Today Microsoft employs over 8,000 researchers and engineers directly applied to artificial intelligence technologies.
These individuals either fit centrally into Microsoft's AI & R (artificial intelligence & research) team or they fit into each business unit's own engineering pool.
Unlike a number of its competitors, Microsoft isn't going to name its artificial intelligence with a human name. Think Einstein from Salesforce and Watson from IBM amongst others.
"At Microsoft, we don't see Artificial Intelligence as a product, we see it as a strategy that all of our products and customers can benefit from. It's making its way into everything we do a Microsoft" said David Carmona, Cloud and Enterprise Artificial Intelligence General Manager at Microsoft.
"For customer-facing agents like Cortana a human name is important; otherwise we just know it as Microsoft Artificial Intelligence," says Carmona.
Microsoft's AI strategy fits into three areas:
1) Infusing its products
Every single product in the companies vast portfolio is starting to be infused with artificial intelligence.
Just this week Office 365 has received an update, with AI technologies incorporated to increase user productivity and make smart recommendations.
Last week the companies' CRM offering Dynamics was updated to incorporate AI features. Helping sales, customer service and marketing operators make faster and more informed decisions using the platform.
It's security offerings, and Azure cloud offerings are also now harnessing it's AI prowess.
2) AI for developers
Offerings have also been bundled up into a bunch of prebuilt services known as 'Azure Cognitive services'.
Microsoft takes care of the hard lifting and research, while developers can quickly consume the technology and reap the rewards.

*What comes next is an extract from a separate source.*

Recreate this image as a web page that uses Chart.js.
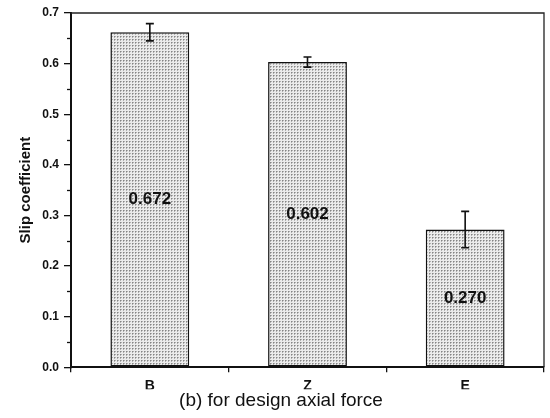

Offerings in vision, speech, search and knowledge are already available. These have been pre-trained by Microsoft on substantial data sets, and then developers can unleash the AI on their data.
Generally, these are cloud-based, although options exist to run them on premises or even at what they call the 'intelligent edge'. Microsoft sees this as a key advantage that they can offer on-premise artificial intelligence solutions, while it's competitors very often can't.
Options also exist for Microsoft's customers to tap into the vendors AI talent. With custom machine learning offerings. Although the expertise needed for this may limit it to just organisations who already employ data scientists.
Although to try and mitigate the resource cost of custom machine learning, Microsoft has developed techniques that harness machine learning to develop and fine-tune machine learning. Yes ML to help facilitate ML. This can help speed up the process and make it accessible to a broader group of organisations.
3) Societal artificial intelligence
Lastly, Microsoft's AI strategy wants to make a substantial impact on our global society.
In recent years hundreds of millions of dollars of grants have been allocated to what they call "AI for good".
Including AI for Earth announced a year ago. Then AI for accessibility and this week the announcement of AI for humanitarian action.
Together these initiatives are designed to help refugees, children, the disabled and many of the worlds most disadvantaged. In a practical sense, it can help predict disasters and the optimal strategies for remedy.
More than 100 products are under way with over $200 million invested so far.
Across the board, Microsoft is taking a unique approach to AI. They don't see it as a product with a name; they see it being infused into everything they do. They see it has real-world potential and not just marketing hype to sell products.